Paid parking will cost more and extend to later hours in certain areas all over Seattle, beginning next week.
The first neighborhood is the Pike and Pine area on Capitol Hill, where prices will jump from $2 an hour to $2.50 an hour.
Signs from the Seattle Department of Transportation popped up at parking meters along East Pike Street on Monday.
They were not a pleasant surprise for Jay Hines.
“It sucks that you have to pay so much to park in- where you live!” she said.
Hines works at the Wildrose bar and lives nearby. She parks on the street, she said, because her apartment’s garage is too expensive.
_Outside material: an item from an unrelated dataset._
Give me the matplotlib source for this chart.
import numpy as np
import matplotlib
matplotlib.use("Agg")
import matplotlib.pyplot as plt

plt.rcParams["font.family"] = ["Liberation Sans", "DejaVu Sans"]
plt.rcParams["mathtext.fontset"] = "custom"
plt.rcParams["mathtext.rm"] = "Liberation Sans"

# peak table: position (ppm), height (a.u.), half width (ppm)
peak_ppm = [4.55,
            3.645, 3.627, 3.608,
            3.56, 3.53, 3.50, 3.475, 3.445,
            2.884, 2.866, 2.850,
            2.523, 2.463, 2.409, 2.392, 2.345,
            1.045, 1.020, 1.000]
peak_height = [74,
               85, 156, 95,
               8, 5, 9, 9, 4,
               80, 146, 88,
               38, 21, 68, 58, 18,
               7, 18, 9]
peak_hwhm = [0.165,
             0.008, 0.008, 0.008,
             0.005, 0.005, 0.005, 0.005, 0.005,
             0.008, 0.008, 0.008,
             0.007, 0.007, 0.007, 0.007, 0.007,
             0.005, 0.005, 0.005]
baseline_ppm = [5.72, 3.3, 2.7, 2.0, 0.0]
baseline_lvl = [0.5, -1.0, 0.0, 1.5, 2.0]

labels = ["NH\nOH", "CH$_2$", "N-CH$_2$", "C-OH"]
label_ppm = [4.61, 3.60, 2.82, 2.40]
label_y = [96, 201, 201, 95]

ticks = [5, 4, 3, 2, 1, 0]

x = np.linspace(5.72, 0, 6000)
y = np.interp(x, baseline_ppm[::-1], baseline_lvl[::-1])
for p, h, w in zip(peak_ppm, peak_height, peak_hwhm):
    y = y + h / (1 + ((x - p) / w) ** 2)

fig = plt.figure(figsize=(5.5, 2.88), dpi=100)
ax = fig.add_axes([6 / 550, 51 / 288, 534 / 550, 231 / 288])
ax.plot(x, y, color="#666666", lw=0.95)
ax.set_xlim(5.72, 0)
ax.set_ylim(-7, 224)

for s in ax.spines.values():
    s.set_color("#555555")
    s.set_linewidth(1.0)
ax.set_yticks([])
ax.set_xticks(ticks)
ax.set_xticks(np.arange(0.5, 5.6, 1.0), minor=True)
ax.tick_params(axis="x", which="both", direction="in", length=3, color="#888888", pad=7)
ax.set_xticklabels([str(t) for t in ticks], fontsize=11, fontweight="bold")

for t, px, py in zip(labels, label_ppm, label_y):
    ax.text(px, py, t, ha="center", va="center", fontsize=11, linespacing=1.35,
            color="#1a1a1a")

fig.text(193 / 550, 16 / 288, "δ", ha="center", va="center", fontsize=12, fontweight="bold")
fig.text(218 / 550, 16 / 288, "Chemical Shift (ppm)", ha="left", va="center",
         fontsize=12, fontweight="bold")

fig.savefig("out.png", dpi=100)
“It’s just terrible that they keep raising it,” she said. “They’re just going to raise it again and again and again.”
More than half a dozen other areas in Seattle will see parking prices jump before the end of the year, including blocks in the International District, South Lake Union, and the University District.
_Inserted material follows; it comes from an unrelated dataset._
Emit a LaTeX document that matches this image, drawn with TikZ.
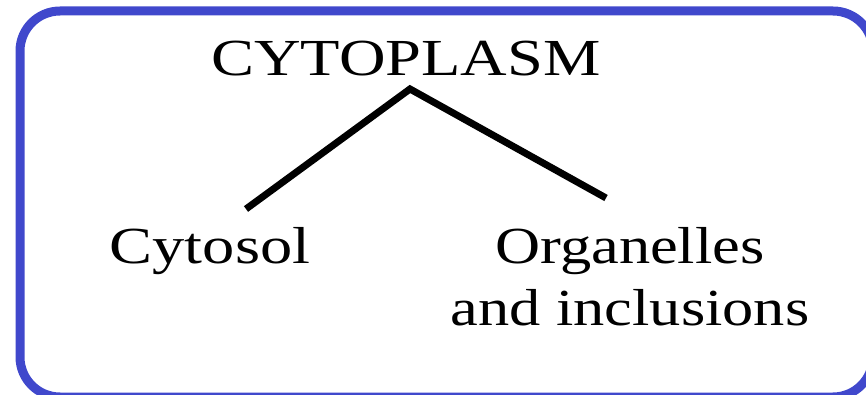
\documentclass[tikz,border=0pt]{standalone}
\usepackage{fontspec}
\setmainfont{Liberation Serif}
\definecolor{boxblue}{RGB}{64,72,204}
\begin{document}
\begin{tikzpicture}[x=1pt,y=1pt,
  lbl/.style={inner sep=0pt, anchor=base, font=\fontsize{52}{62}\selectfont},
  branch/.style={line width=7pt, black}]
\useasboundingbox (0,0) rectangle (866,394);
\begin{scope}
\clip (0,0) rectangle (866,394);
\draw[boxblue, line width=9pt, rounded corners=40pt] (20,-3) rectangle (873,383);
\end{scope}
\node[lbl] (cyto) at (406,318) {\scalebox{1.24}[1]{CYTOPLASM}};
\node[lbl] (cytosol) at (210,131) {\scalebox{1.24}[1]{Cytosol}};
\node[lbl] (org) at (630,131) {\scalebox{1.2}[1]{\fontsize{52}{62}\selectfont\begin{tabular}[t]{@{}c@{}}Organelles\\and inclusions\end{tabular}}};
\coordinate (apex) at (410,305);
\coordinate (lend) at (246,185);
\coordinate (rend) at (606,196);
\draw[branch] (lend) -- (apex) -- (rend);
\end{tikzpicture}
\end{document}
Five other areas will see paid parking extend until 8 p.m. instead of 6 p.m. like it is now: streets around 12th Avenue, Cherry Hill, Fremont, Green Lake, and Ballard along a section of Northwest Market Street and along 22nd Avenue NW.
“We need to set the parking rate based on the demand,” Mary Catherine Snyder, SDOT parking strategist, said.
Snyder said increasing rates and extending hours in some busy areas creates more spots because some people choose to park farther away or use public transportation.
“Aren’t you worried that that will hurt some of the business there?” KIRO 7 asked.
“We haven't seen a dramatic drop in activity in the business districts that have had evening paid parking,” Snyder said. “That’s the data we're using to make the decisions about our parking rates.”
But Bradley Howe, the owner of The Kangaroo and Kiwi on Market Street, doesn’t believe it.
Howe worries about his happy hour, which runs until 6:30 p.m., and hopes that customers will still come to his bar rather than another that has easier parking.
“That's rubbish,” he said. “That's rubbish. I don’t have any other word for that.”
SDOT points out that some areas will see decreases in pricing, or no change at all. The department collected $38.6 million from paid parking spaces last year.